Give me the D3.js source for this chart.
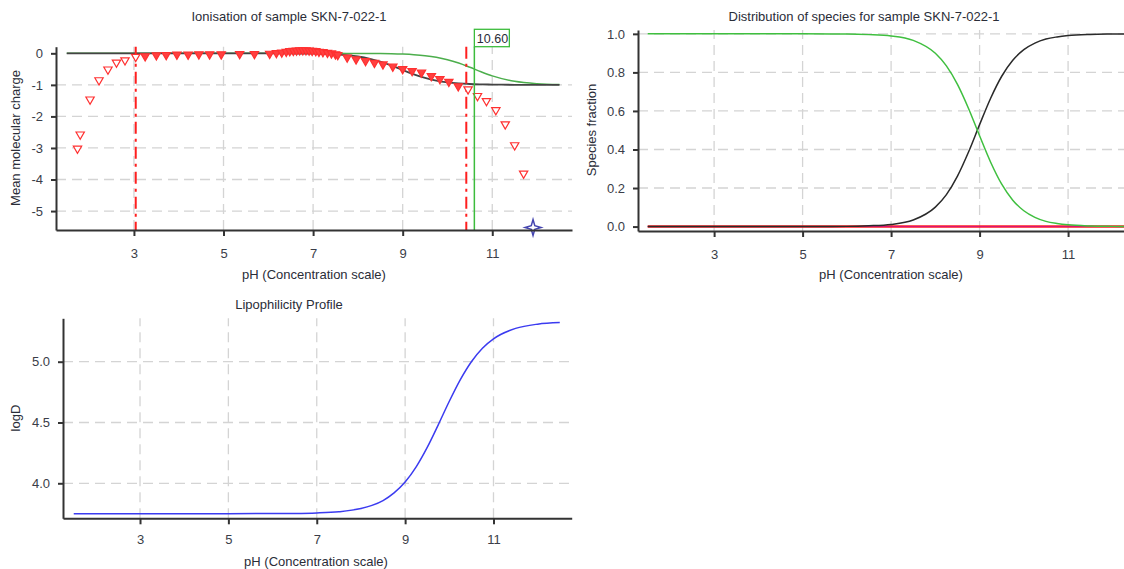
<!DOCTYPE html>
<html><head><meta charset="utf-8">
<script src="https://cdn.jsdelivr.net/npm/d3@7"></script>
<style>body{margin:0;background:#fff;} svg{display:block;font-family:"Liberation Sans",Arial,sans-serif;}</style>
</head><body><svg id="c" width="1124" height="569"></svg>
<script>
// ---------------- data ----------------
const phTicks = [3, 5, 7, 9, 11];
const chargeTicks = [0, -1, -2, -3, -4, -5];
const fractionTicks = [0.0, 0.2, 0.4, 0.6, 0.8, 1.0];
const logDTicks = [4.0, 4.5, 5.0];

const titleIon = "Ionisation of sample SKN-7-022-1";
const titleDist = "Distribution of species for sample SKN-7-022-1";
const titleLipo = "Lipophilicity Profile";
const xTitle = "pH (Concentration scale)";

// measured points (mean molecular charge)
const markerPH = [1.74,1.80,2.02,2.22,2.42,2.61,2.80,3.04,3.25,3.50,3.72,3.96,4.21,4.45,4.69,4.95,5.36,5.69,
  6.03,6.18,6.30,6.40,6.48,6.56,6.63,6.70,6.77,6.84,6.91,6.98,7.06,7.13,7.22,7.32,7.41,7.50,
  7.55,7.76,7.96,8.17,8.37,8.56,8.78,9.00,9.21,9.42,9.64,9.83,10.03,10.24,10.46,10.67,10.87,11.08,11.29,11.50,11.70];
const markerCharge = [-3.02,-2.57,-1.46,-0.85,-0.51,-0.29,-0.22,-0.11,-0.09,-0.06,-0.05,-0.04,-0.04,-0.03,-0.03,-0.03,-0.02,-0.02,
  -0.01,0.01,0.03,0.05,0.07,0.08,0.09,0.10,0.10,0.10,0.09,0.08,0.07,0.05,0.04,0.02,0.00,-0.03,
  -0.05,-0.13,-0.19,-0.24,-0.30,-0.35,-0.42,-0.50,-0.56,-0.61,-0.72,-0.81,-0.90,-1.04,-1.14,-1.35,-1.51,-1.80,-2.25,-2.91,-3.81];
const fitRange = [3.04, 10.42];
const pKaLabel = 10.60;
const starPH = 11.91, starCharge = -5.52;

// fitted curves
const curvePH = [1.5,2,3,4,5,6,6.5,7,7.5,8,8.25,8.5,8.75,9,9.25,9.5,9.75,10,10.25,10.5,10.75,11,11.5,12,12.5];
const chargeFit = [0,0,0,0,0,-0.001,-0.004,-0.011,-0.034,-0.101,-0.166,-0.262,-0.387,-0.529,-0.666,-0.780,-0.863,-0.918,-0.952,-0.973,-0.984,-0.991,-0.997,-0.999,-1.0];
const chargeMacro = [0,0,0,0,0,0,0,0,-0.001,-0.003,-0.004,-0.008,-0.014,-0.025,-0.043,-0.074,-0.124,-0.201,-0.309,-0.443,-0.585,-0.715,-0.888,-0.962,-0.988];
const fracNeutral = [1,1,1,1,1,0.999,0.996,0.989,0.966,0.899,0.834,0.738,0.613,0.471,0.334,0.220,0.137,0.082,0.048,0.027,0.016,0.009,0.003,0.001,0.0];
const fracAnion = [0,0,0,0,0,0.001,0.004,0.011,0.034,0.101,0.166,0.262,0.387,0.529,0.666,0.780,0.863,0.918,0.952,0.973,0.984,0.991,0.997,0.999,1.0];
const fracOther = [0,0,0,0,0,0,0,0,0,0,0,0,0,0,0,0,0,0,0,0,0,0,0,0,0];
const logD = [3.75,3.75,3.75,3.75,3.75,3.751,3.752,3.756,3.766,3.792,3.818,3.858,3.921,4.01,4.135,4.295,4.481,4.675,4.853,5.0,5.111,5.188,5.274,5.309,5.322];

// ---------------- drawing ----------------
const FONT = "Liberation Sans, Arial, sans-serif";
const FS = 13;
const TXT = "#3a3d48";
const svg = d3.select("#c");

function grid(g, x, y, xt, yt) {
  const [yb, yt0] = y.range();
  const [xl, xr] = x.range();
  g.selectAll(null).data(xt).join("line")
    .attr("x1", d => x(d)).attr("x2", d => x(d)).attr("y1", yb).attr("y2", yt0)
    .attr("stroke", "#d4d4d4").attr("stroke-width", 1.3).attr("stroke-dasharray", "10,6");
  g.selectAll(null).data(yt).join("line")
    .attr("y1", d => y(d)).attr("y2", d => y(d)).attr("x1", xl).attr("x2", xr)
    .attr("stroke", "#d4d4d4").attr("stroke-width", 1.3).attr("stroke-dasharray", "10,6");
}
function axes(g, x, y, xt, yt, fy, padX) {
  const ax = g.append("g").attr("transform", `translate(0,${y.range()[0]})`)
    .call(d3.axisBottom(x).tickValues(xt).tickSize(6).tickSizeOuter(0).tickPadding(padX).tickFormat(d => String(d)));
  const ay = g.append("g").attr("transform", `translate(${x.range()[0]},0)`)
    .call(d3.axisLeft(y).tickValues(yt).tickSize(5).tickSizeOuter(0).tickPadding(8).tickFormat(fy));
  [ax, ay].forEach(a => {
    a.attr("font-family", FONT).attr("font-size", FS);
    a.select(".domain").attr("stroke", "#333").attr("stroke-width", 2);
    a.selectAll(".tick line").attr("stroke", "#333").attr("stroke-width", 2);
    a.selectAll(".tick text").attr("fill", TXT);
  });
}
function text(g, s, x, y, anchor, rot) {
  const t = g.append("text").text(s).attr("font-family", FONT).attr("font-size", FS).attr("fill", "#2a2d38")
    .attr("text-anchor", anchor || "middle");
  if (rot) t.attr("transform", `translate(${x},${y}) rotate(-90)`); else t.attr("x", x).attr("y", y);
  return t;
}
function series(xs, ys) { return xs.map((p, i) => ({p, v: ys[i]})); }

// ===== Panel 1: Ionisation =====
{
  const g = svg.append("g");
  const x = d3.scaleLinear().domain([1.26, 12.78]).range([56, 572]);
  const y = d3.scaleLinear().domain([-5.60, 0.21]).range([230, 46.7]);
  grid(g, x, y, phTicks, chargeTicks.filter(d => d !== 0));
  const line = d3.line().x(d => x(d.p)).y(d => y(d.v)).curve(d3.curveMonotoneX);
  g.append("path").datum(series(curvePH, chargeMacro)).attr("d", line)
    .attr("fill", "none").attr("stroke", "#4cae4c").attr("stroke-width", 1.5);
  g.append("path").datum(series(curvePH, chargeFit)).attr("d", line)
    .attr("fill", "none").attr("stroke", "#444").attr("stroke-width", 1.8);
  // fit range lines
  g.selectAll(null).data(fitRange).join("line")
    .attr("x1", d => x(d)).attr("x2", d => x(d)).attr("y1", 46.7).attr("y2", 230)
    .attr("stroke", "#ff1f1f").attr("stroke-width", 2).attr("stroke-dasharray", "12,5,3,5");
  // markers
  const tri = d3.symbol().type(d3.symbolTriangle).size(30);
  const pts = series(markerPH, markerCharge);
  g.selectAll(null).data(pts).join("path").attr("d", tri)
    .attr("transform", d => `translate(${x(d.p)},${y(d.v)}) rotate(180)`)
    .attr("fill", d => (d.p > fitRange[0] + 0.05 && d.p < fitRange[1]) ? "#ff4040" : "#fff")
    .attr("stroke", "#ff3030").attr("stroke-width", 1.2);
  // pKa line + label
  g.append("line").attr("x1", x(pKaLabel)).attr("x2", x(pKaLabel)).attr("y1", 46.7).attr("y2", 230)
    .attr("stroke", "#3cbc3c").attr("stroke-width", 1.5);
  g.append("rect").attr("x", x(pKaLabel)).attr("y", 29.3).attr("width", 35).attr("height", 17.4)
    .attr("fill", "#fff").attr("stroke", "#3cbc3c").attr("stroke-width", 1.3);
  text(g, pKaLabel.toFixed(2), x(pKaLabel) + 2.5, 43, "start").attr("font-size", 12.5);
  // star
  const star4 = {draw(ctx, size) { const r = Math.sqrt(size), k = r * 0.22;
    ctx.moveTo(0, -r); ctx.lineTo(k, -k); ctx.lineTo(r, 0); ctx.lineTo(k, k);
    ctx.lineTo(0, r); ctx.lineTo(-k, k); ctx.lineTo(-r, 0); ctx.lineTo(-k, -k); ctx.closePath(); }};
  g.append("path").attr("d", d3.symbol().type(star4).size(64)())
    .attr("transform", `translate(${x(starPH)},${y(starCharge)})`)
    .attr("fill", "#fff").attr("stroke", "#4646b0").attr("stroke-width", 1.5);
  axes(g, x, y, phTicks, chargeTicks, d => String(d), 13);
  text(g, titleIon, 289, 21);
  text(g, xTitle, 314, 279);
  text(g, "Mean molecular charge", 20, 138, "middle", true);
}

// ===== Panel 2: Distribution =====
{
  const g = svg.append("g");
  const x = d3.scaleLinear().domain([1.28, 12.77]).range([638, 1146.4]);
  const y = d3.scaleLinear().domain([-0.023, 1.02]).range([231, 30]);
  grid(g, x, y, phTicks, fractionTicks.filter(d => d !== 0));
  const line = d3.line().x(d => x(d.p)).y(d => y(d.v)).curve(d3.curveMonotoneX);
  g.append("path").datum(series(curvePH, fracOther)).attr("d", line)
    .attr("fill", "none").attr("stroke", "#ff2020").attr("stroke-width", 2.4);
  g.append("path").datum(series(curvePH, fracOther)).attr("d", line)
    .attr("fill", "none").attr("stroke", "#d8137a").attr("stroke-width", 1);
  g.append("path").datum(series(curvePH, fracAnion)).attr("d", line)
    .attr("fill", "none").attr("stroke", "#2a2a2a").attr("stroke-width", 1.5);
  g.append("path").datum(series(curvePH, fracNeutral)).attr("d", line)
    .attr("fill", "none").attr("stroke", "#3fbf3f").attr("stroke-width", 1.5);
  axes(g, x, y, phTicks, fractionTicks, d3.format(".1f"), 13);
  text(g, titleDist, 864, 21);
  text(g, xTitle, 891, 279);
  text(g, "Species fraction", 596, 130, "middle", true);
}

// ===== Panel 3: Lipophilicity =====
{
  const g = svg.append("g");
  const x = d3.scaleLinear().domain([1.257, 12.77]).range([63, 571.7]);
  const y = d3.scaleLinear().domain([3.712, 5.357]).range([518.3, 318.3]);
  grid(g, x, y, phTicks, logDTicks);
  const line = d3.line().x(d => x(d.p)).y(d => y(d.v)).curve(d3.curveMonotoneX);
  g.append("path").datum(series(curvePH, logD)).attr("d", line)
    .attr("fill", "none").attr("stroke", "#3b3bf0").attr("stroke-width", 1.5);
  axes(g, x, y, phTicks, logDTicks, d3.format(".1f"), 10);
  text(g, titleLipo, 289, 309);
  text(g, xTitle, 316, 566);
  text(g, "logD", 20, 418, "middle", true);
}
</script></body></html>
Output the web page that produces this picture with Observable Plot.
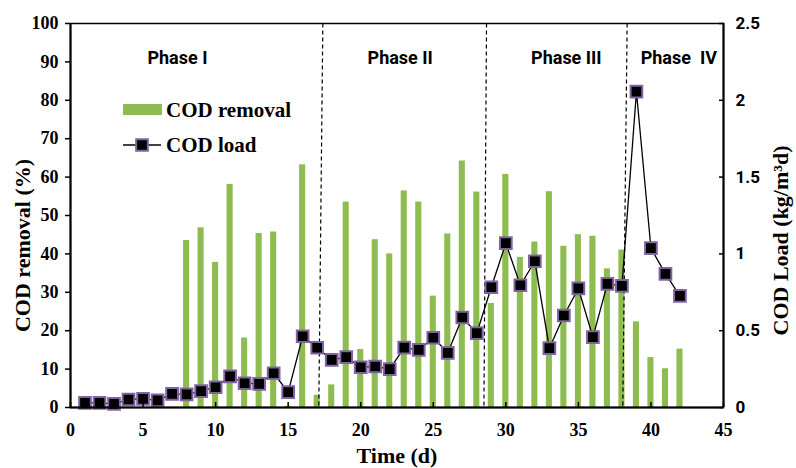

****

Your goal:
Both the first line of the records above and the line containing "const logDTicks = [4.0, 4.5, 5.0];" belong in the copy; please return them and every line between, exactly, minus the pictures.

Response to the task:
Give me the D3.js source for this chart.
<!DOCTYPE html>
<html><head><meta charset="utf-8">
<script src="https://cdn.jsdelivr.net/npm/d3@7"></script>
<style>body{margin:0;background:#fff;} svg{display:block;font-family:"Liberation Sans",Arial,sans-serif;}</style>
</head><body><svg id="c" width="1124" height="569"></svg>
<script>
// ---------------- data ----------------
const phTicks = [3, 5, 7, 9, 11];
const chargeTicks = [0, -1, -2, -3, -4, -5];
const fractionTicks = [0.0, 0.2, 0.4, 0.6, 0.8, 1.0];
const logDTicks = [4.0, 4.5, 5.0];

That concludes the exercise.